:: Short exercise ::
Leave out the pictures and reproduce all of the data exactly.

:: Given material ::
================================

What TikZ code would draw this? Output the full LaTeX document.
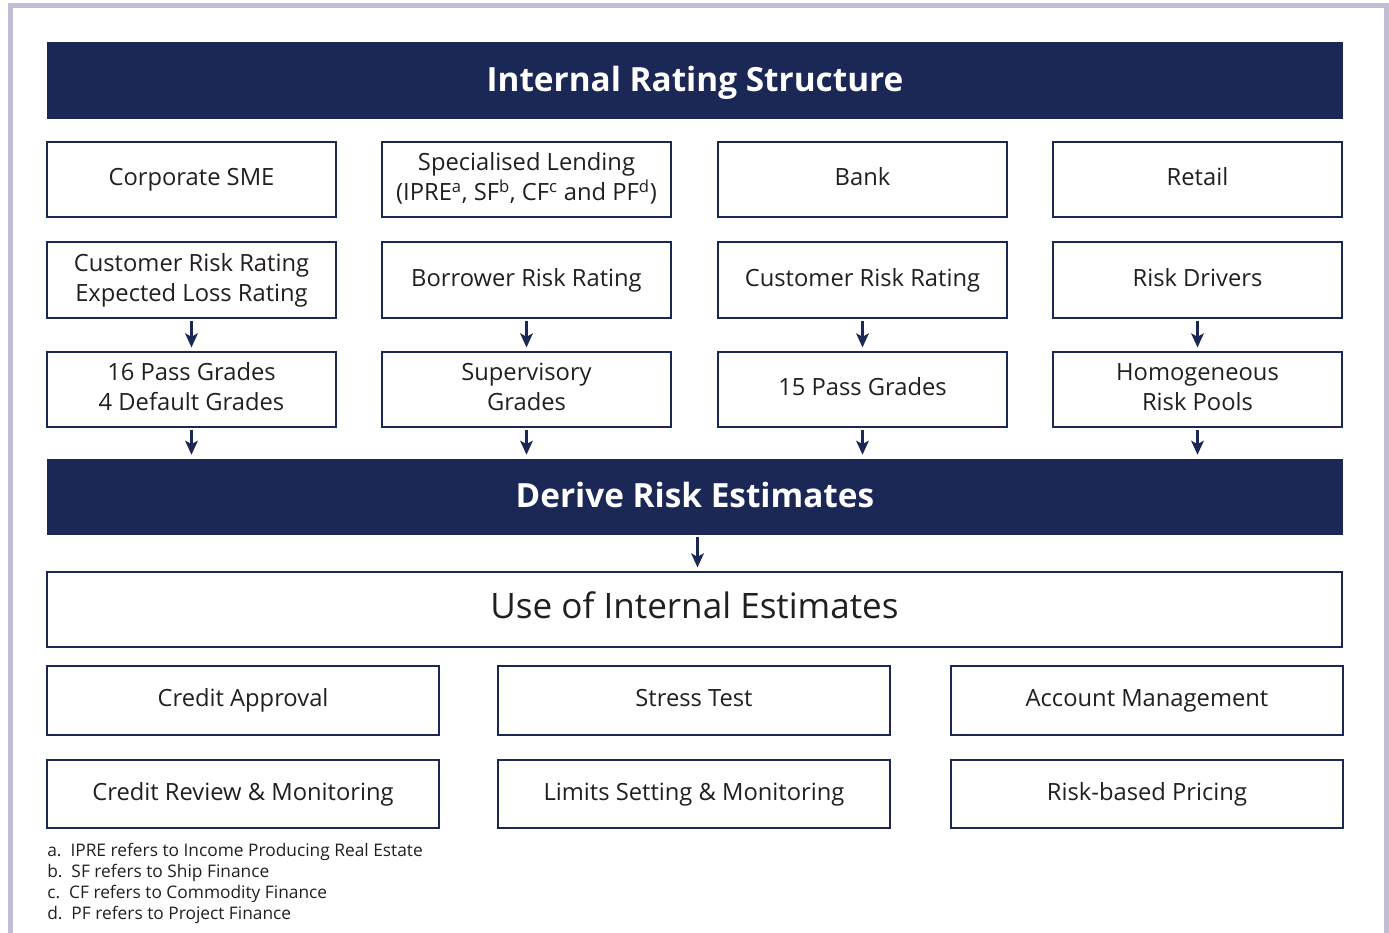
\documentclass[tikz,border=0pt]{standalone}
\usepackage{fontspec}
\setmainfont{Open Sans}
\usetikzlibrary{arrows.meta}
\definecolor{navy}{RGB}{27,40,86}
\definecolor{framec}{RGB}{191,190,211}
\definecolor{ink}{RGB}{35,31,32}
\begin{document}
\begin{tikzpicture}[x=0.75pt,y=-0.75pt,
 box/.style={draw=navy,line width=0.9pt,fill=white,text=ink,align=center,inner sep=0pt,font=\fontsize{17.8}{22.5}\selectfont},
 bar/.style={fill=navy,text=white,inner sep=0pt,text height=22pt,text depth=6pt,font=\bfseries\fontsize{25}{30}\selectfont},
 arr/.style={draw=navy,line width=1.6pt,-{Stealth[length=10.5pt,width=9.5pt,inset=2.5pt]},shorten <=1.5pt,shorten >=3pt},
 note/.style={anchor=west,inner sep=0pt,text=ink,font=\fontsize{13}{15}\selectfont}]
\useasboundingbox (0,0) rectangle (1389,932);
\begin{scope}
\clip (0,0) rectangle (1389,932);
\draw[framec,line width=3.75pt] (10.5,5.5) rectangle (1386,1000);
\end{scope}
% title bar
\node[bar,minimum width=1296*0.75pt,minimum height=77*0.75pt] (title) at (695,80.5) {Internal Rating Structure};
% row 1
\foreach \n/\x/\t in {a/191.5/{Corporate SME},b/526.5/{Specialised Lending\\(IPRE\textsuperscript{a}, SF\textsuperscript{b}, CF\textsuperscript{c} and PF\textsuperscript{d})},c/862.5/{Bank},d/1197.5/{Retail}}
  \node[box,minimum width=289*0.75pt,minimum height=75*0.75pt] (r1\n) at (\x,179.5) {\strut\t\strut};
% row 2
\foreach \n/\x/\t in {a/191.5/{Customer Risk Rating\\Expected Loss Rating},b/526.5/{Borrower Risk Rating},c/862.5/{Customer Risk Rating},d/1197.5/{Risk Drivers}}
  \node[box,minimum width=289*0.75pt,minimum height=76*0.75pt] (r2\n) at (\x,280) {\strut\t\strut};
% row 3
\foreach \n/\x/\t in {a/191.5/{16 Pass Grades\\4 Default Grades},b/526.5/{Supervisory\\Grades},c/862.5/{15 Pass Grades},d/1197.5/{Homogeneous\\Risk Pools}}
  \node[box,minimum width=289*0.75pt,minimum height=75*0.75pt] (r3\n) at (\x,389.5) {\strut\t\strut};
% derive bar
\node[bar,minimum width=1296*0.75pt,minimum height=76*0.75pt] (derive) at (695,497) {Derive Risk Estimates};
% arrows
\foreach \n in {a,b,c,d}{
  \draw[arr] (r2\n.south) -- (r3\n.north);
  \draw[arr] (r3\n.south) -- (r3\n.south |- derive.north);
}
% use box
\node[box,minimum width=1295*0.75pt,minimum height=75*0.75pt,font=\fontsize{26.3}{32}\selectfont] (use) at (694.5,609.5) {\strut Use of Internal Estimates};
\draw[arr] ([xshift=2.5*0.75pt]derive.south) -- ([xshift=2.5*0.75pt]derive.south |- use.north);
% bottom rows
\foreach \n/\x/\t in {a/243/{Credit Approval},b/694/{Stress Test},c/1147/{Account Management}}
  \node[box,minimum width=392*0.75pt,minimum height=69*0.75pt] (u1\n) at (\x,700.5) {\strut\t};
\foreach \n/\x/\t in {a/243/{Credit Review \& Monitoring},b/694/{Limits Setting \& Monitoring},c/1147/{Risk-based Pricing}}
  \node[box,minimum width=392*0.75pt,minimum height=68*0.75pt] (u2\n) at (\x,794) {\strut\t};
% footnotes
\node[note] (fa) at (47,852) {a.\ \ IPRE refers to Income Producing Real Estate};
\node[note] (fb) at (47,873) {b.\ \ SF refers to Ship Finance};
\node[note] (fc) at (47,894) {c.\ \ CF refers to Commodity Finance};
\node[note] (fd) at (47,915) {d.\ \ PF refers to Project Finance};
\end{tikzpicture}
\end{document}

================================

:: Result of the task ::
What TikZ code would draw this? Output the full LaTeX document.
\documentclass[tikz,border=0pt]{standalone}
\usepackage{fontspec}
\setmainfont{Open Sans}
\usetikzlibrary{arrows.meta}
\definecolor{navy}{RGB}{27,40,86}
\definecolor{framec}{RGB}{191,190,211}
\definecolor{ink}{RGB}{35,31,32}
\begin{document}
\begin{tikzpicture}[x=0.75pt,y=-0.75pt,
 box/.style={draw=navy,line width=0.9pt,fill=white,text=ink,align=center,inner sep=0pt,font=\fontsize{17.8}{22.5}\selectfont},
 bar/.style={fill=navy,text=white,inner sep=0pt,text height=22pt,text depth=6pt,font=\bfseries\fontsize{25}{30}\selectfont},
 arr/.style={draw=navy,line width=1.6pt,-{Stealth[length=10.5pt,width=9.5pt,inset=2.5pt]},shorten <=1.5pt,shorten >=3pt},
 note/.style={anchor=west,inner sep=0pt,text=ink,font=\fontsize{13}{15}\selectfont}]
\useasboundingbox (0,0) rectangle (1389,932);
\begin{scope}
\clip (0,0) rectangle (1389,932);
\draw[framec,line width=3.75pt] (10.5,5.5) rectangle (1386,1000);
\end{scope}
% title bar
\node[bar,minimum width=1296*0.75pt,minimum height=77*0.75pt] (title) at (695,80.5) {Internal Rating Structure};
% row 1
\foreach \n/\x/\t in {a/191.5/{Corporate SME},b/526.5/{Specialised Lending\\(IPRE\textsuperscript{a}, SF\textsuperscript{b}, CF\textsuperscript{c} and PF\textsuperscript{d})},c/862.5/{Bank},d/1197.5/{Retail}}
  \node[box,minimum width=289*0.75pt,minimum height=75*0.75pt] (r1\n) at (\x,179.5) {\strut\t\strut};
% row 2
\foreach \n/\x/\t in {a/191.5/{Customer Risk Rating\\Expected Loss Rating},b/526.5/{Borrower Risk Rating},c/862.5/{Customer Risk Rating},d/1197.5/{Risk Drivers}}
  \node[box,minimum width=289*0.75pt,minimum height=76*0.75pt] (r2\n) at (\x,280) {\strut\t\strut};
% row 3
\foreach \n/\x/\t in {a/191.5/{16 Pass Grades\\4 Default Grades},b/526.5/{Supervisory\\Grades},c/862.5/{15 Pass Grades},d/1197.5/{Homogeneous\\Risk Pools}}
  \node[box,minimum width=289*0.75pt,minimum height=75*0.75pt] (r3\n) at (\x,389.5) {\strut\t\strut};
% derive bar
\node[bar,minimum width=1296*0.75pt,minimum height=76*0.75pt] (derive) at (695,497) {Derive Risk Estimates};
% arrows
\foreach \n in {a,b,c,d}{
  \draw[arr] (r2\n.south) -- (r3\n.north);
  \draw[arr] (r3\n.south) -- (r3\n.south |- derive.north);
}
% use box
\node[box,minimum width=1295*0.75pt,minimum height=75*0.75pt,font=\fontsize{26.3}{32}\selectfont] (use) at (694.5,609.5) {\strut Use of Internal Estimates};
\draw[arr] ([xshift=2.5*0.75pt]derive.south) -- ([xshift=2.5*0.75pt]derive.south |- use.north);
% bottom rows
\foreach \n/\x/\t in {a/243/{Credit Approval},b/694/{Stress Test},c/1147/{Account Management}}
  \node[box,minimum width=392*0.75pt,minimum height=69*0.75pt] (u1\n) at (\x,700.5) {\strut\t};
\foreach \n/\x/\t in {a/243/{Credit Review \& Monitoring},b/694/{Limits Setting \& Monitoring},c/1147/{Risk-based Pricing}}
  \node[box,minimum width=392*0.75pt,minimum height=68*0.75pt] (u2\n) at (\x,794) {\strut\t};
% footnotes
\node[note] (fa) at (47,852) {a.\ \ IPRE refers to Income Producing Real Estate};
\node[note] (fb) at (47,873) {b.\ \ SF refers to Ship Finance};
\node[note] (fc) at (47,894) {c.\ \ CF refers to Commodity Finance};
\node[note] (fd) at (47,915) {d.\ \ PF refers to Project Finance};
\end{tikzpicture}
\end{document}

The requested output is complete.